A mais marcante e consequente das sequências do filme foi rodada num restaurante indiano em Londres. George Harrisson descobriu ali pela primeira vez o som do sitar, nascendo naquele momento um interesse pela música e cultura indiana em geral que teria consequências não apenas na sua vida futura mas também em etapas marcantes da obra dos Beatles nos anos seguintes. Ou seja, para todos os efeitos, é em Help! que os fab four encontram uma janela de contacto com a Índia.
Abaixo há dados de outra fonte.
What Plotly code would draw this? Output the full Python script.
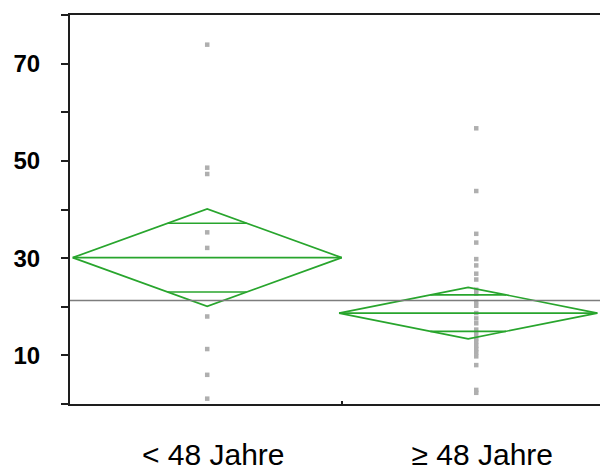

Este não é contudo o único legado maior de um filme que erradamente tantas vezes é encarado como um divertimento ao serviço de uma banda com grande orçamento. Como nota Martin Scorsese, no pequeno ensaio que foi publicado na edição em Blu-ray do filme, Richard Lester, em Help!, “foi tão ousado, à sua maneira, como Resnais o havia sido poucos anos antes em O Último Ano em Marienbad”, observando em concreto o trabalho de montagem e dos movimentos de câmara. Quanto à utilização da cor lembra que era algo “que todos estavam a experimentar naquela altura”, dando como exemplo Blow Up de Antonioni ou Farenheit 451 de Truffaut.

Help! pode ainda ser reconhecido como um importante espaço de primeira exploração de ideias daquilo que anos mais tarde seria o teledisco. As sequências que acompanham You’ve Got To Hide Your Love Away ou Ticket To Ride poderia viver mesmo sem um filme ao seu redor e são claras indicadoras de um registo na relação das imagens com a música que parte do cinema mas aponta horizontes a outra lógica narrativa e de encadeamento de imagens e até mesmo ritmo de montagem.

Cinquenta anos depois o que parecia um divertimento caro e nonsense, e que nem mesmo os Beatles entenderam na altura (eles mesmo confessaram que estavam a fumar demasiada marijuana durante a rodagem), é afinal um marco importante na história do relacionamento da música com as imagens em movimento.